WHAT YOU SHOULD DO:
Copy out all the lines exactly. Omit pictures.

INFORMATION SHOWN:
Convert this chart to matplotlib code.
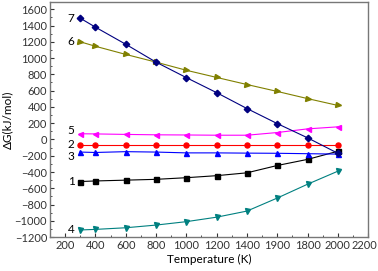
import matplotlib
matplotlib.use("Agg")
import matplotlib.pyplot as plt
import matplotlib.transforms as mtransforms
from matplotlib.ticker import MultipleLocator

plt.rcParams['font.family'] = ['Lato', 'DejaVu Sans']

T = [300, 400, 600, 800, 1000, 1200, 1400, 1600, 1800, 2000]

g1 = [-517, -510, -500, -490, -470, -445, -410, -320, -245, -145]
g2 = [-65, -65, -65, -65, -65, -65, -65, -65, -65, -65]
g3 = [-155, -160, -150, -155, -165, -165, -168, -170, -175, -180]
g4 = [-1112, -1105, -1085, -1052, -1010, -955, -880, -720, -550, -390]
g5 = [70, 68, 62, 57, 55, 52, 52, 85, 130, 155]
g6 = [1200, 1145, 1045, 950, 850, 762, 675, 590, 502, 418]
g7 = [1490, 1380, 1170, 950, 760, 575, 380, 195, 20, -170]

xtick_vals = [200, 400, 600, 800, 1000, 1200, 1400, 1600, 1800, 2000, 2200]
xtick_labels = ["200", "400", "600", "800", "1000", "1200", "1400", "1900", "1800", "2000", "2200"]

# name, values, colour, marker, vertical nudge of the number label (points)
series = [
    ("1", g1, "black", "s", 0),
    ("2", g2, "#ff0000", "o", 0),
    ("3", g3, "#0000ff", "^", -3),
    ("4", g4, "#008080", "v", 0),
    ("5", g5, "#ff00ff", "<", 2),
    ("6", g6, "#808000", ">", 0),
    ("7", g7, "#000080", "D", 0),
]

fig = plt.figure(figsize=(3.78, 2.71), dpi=100)
ax = fig.add_axes([0.132, 0.125, 0.842, 0.868])

for name, vals, col, mk, dy in series:
    ax.plot(T, vals, color=col, marker=mk, markersize=3.6 if mk != "D" else 3.3,
            linewidth=0.8)
    ax.annotate(name, (T[0], vals[0]), xytext=(-4, dy), textcoords="offset points",
                ha="right", va="center", fontsize=8.5)

ax.set_xlim(100, 2200)
ax.set_ylim(-1200, 1690)
ax.set_xticks(xtick_vals)
ax.set_xticklabels(xtick_labels)
ax.set_yticks(range(-1200, 1601, 200))
ax.xaxis.set_minor_locator(MultipleLocator(100))
ax.yaxis.set_minor_locator(MultipleLocator(100))
ax.tick_params(which="both", direction="in", labelsize=8, pad=2, colors="#333333")
ax.tick_params(which="major", length=3)
ax.tick_params(which="minor", length=1.5)
for sp in ax.spines.values():
    sp.set_color("#777777")
    sp.set_linewidth(1)

# keep the last tick label inside the picture
last = ax.get_xticklabels()[-1]
last.set_transform(last.get_transform() + mtransforms.ScaledTranslation(-3 / 72, 0, fig.dpi_scale_trans))

ax.set_xlabel("Temperature (K)", fontsize=8.5, labelpad=2)
ax.set_ylabel("ΔG(kJ/mol)", fontsize=8.5, labelpad=1)

fig.savefig("out.png", dpi=100)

SOLUTION:
Convert this chart to matplotlib code.
import matplotlib
matplotlib.use("Agg")
import matplotlib.pyplot as plt
import matplotlib.transforms as mtransforms
from matplotlib.ticker import MultipleLocator

plt.rcParams['font.family'] = ['Lato', 'DejaVu Sans']

T = [300, 400, 600, 800, 1000, 1200, 1400, 1600, 1800, 2000]

g1 = [-517, -510, -500, -490, -470, -445, -410, -320, -245, -145]
g2 = [-65, -65, -65, -65, -65, -65, -65, -65, -65, -65]
g3 = [-155, -160, -150, -155, -165, -165, -168, -170, -175, -180]
g4 = [-1112, -1105, -1085, -1052, -1010, -955, -880, -720, -550, -390]
g5 = [70, 68, 62, 57, 55, 52, 52, 85, 130, 155]
g6 = [1200, 1145, 1045, 950, 850, 762, 675, 590, 502, 418]
g7 = [1490, 1380, 1170, 950, 760, 575, 380, 195, 20, -170]

xtick_vals = [200, 400, 600, 800, 1000, 1200, 1400, 1600, 1800, 2000, 2200]
xtick_labels = ["200", "400", "600", "800", "1000", "1200", "1400", "1900", "1800", "2000", "2200"]

# name, values, colour, marker, vertical nudge of the number label (points)
series = [
    ("1", g1, "black", "s", 0),
    ("2", g2, "#ff0000", "o", 0),
    ("3", g3, "#0000ff", "^", -3),
    ("4", g4, "#008080", "v", 0),
    ("5", g5, "#ff00ff", "<", 2),
    ("6", g6, "#808000", ">", 0),
    ("7", g7, "#000080", "D", 0),
]

fig = plt.figure(figsize=(3.78, 2.71), dpi=100)
ax = fig.add_axes([0.132, 0.125, 0.842, 0.868])

for name, vals, col, mk, dy in series:
    ax.plot(T, vals, color=col, marker=mk, markersize=3.6 if mk != "D" else 3.3,
            linewidth=0.8)
    ax.annotate(name, (T[0], vals[0]), xytext=(-4, dy), textcoords="offset points",
                ha="right", va="center", fontsize=8.5)

ax.set_xlim(100, 2200)
ax.set_ylim(-1200, 1690)
ax.set_xticks(xtick_vals)
ax.set_xticklabels(xtick_labels)
ax.set_yticks(range(-1200, 1601, 200))
ax.xaxis.set_minor_locator(MultipleLocator(100))
ax.yaxis.set_minor_locator(MultipleLocator(100))
ax.tick_params(which="both", direction="in", labelsize=8, pad=2, colors="#333333")
ax.tick_params(which="major", length=3)
ax.tick_params(which="minor", length=1.5)
for sp in ax.spines.values():
    sp.set_color("#777777")
    sp.set_linewidth(1)

# keep the last tick label inside the picture
last = ax.get_xticklabels()[-1]
last.set_transform(last.get_transform() + mtransforms.ScaledTranslation(-3 / 72, 0, fig.dpi_scale_trans))

ax.set_xlabel("Temperature (K)", fontsize=8.5, labelpad=2)
ax.set_ylabel("ΔG(kJ/mol)", fontsize=8.5, labelpad=1)

fig.savefig("out.png", dpi=100)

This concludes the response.